Mon nom est l'art persan

Mon nom est rouge, roman d'Orhan Pamuk. Changement de narrateur à chaque chapitre. Un meurtre dans le milieu des peintres ottomans, au XVIe siècle : qui est le meurtrier ?

Pour répondre à la question, il faut d'abord se demander : qu'est-ce que la peinture persane ? Comment peut-on être un peintre persan ?

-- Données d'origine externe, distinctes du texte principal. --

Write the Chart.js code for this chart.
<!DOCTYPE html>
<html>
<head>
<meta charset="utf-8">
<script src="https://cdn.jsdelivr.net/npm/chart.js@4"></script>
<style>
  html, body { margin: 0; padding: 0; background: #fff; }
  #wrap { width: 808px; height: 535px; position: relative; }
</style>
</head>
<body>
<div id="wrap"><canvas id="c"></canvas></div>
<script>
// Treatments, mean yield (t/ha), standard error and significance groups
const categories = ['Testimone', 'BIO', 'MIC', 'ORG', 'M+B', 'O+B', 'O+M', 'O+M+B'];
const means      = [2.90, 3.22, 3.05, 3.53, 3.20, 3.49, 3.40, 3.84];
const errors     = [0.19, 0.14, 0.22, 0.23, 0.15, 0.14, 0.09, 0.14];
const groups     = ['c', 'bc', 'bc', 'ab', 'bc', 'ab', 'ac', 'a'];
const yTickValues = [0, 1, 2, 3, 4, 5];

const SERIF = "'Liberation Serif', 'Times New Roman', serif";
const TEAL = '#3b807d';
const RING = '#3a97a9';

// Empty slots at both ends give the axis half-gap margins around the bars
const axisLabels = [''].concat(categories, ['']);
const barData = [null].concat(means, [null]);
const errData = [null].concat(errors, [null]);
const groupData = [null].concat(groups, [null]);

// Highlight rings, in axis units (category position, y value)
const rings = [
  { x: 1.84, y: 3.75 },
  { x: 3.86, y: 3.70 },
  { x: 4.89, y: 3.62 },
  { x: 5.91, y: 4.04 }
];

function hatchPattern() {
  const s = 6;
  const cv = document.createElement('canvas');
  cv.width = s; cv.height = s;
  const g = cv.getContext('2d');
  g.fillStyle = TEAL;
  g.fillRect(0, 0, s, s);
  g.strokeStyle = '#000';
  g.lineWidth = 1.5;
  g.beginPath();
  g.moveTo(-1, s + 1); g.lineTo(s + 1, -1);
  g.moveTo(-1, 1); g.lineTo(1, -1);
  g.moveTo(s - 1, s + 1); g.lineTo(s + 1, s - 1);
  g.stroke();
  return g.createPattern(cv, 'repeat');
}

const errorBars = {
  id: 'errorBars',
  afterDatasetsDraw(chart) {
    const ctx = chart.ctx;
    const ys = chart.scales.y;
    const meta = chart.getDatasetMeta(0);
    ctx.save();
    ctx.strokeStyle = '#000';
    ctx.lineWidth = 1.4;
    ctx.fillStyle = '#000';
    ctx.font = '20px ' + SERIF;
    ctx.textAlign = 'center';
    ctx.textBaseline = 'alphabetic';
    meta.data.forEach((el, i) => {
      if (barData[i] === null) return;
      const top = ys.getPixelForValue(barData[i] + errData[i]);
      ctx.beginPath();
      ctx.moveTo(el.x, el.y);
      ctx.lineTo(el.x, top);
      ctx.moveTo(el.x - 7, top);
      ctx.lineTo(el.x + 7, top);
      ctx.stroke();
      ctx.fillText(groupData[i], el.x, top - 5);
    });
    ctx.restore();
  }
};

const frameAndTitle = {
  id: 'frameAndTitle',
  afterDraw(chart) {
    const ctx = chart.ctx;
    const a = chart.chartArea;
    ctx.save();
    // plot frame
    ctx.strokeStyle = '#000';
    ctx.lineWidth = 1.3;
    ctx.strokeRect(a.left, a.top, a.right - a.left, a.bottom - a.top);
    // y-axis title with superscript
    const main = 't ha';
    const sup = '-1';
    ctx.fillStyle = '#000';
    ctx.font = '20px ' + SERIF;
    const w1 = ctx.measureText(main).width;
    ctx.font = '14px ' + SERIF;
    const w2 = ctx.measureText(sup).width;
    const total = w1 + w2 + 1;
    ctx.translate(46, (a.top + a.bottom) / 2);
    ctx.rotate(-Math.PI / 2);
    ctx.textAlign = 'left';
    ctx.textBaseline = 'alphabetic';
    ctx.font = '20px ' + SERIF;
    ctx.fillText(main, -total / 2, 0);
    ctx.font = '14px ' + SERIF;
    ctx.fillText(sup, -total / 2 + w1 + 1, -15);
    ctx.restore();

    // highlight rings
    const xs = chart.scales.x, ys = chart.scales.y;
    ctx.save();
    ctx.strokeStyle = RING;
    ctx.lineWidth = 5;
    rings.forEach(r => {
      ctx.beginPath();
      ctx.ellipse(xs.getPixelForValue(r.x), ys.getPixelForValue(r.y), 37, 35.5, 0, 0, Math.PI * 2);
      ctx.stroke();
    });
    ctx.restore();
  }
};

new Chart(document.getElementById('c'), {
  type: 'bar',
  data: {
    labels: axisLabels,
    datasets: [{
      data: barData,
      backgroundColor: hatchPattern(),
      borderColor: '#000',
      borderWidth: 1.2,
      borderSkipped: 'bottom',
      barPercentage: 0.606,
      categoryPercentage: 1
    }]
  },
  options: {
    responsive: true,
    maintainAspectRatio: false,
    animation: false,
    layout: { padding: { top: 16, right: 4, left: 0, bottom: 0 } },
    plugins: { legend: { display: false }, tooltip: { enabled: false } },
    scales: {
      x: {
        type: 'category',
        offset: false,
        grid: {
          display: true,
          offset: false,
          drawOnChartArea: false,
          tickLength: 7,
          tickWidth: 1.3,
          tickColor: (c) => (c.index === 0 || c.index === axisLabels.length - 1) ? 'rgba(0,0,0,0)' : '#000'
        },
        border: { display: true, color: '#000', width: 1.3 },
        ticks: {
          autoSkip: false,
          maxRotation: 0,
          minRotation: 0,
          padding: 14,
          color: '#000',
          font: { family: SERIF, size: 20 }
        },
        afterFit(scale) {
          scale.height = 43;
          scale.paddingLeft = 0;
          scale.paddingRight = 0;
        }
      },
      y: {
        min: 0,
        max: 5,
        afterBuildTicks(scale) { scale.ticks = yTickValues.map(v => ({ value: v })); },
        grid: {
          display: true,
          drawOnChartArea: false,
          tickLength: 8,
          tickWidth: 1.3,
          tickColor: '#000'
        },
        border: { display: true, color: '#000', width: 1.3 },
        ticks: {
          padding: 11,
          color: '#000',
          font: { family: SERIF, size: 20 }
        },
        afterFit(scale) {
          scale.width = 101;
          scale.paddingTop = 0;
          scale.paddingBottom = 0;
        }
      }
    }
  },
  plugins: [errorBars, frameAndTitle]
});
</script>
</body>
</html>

Ici nous sommes dans l'empire ottoman, plutôt stable. Là-bas c'est l'Iran persane, à l'histoire tourmentée. Souvent envahis, toujours divisés, les Persans prennent leur revanche par leur culture : par elle ils conquièrent leurs conquérants et effacent les frontières qui les séparent. La peinture persane règne sans partage sur toutes les terres qui séparent la peinture chinoise de la peinture européenne. Sans partage ? En réalité elle est influencée par l'une, menacée par l'autre.

Au sein de la peinture persane, la peinture ottomane n'est qu'un courant. Les livres d'art qui la décrivent prennent bien soin d'en préciser la spécificité par rapport à la peinture d'Iran. De la même manière, les livres sur la peinture persane commencent par expliquer pourquoi les Persans représentent l'espace aussi bizarrement.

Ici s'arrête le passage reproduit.